Если бы не сдерживающие рамки эротической темы и второго неожиданного конца о России, разговор этот мог бы быть бесконечным…
На этом кончается первая часть моей работы. Что можно сказать о ней сейчас, спустя почти 60 лет?
… В целом эта студенческая статья наивна именно своей непреложной верой в самодовлеющую условность искусства, воспринимающей провокационные игровые заявления Шкловского, что любовь и судьба в «Zоо» это только мотивировка для связи кусков, — всерьез.
И Шкловский в личном разговоре со мной уже тогда, в 1929 году, весело опровергал это заблуждение. Шкловский приехал в то время в Ленинград, ему показали мою работу, он случайно как раз был у друзей в моем доме, позвонил мне и захотел прийти. Это была моя единственная непосредственная встреча с ним и откровенный разговор о нем же. Он одобрил мой конкретный анализ и тут же прибавил: «Но вы неправы. Женщина все-таки была, и любовь была, и шесть рубашек — три у меня, три в стирке, и просьба о разрешении вернуться в Россию — все это на самом деле было. Другое дело, что жизнь здесь работает как условная мотивировка, но острота и сила в том, что жизнь бурно вторгается в условность и прорывает бумагу».
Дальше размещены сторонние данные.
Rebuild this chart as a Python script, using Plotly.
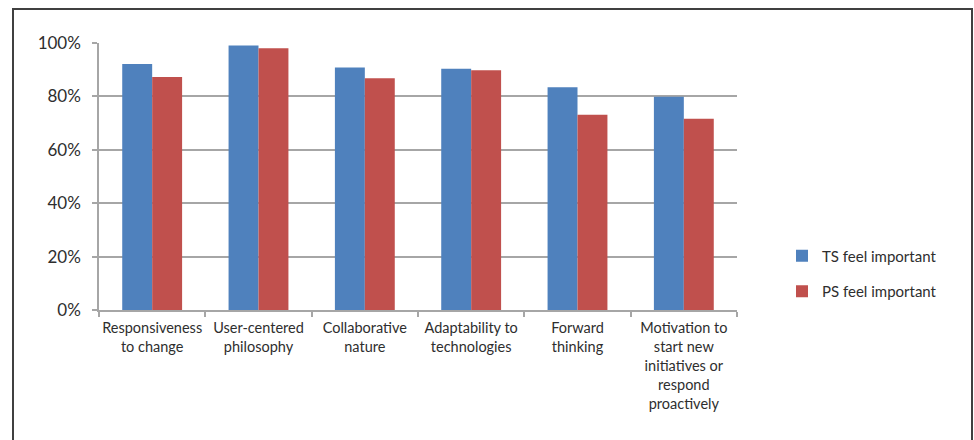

Современные статьи о творчестве Виктора Шкловского, особенно, о ранней прозе, «опоясанной ОПОЯЗом», неспециалисту читать очень тяжело, поскольку их авторы зачастую грешат чрезмерным употреблением терминов. А личность автора — не литературная, а, так сказать, «человеческая», вообще не является объектом исследования.

«Что же касается романа в письмах «Zoo, Или письма не о любви», то он исследован недостаточно. Существующие в ряде западных работ подходы характеризуются стремлением формализовать (дать с позиций формального метода) анализ ранней прозы В. Шкловского и соотнести ее с модернистскими исканиями западной литературы. Этого, по нашему мнению, совершенно недостаточно, потому что происходит искусственное изолирование художественных исканий раннего В. Шкловского из контекста отечественной литературы…» (из статьи, почерпнутой в дебрях Интернета).

Взгляд исследователей сужается до метода, до вопроса «как сделан Дон-Кихот». Более того, часто пишущий о Шкловском просто игнорирует исторический контекст, да и вообще менталитет русского писателя. В качестве примера можно привести рассуждения Бориса Парамонова. Несколько слов об авторе.

Борис Парамонов родился в 1937 году. Кандидат философских наук, препoдавал историю философии в ЛГУ. Эмигрировал в 1977 году, сначала в Италию (где работал в организации Centro Russia Ecumenico), затем в США. С 1986 года — штатный сотрудник Радио Свобода, где ведет еженедельную передачу «Русские Вопросы» (первоначально «Русская Идея»). Выпустил три книги, последняя — сборник статей под общим названием «Конец стиля». Живет в Нью-Йорке.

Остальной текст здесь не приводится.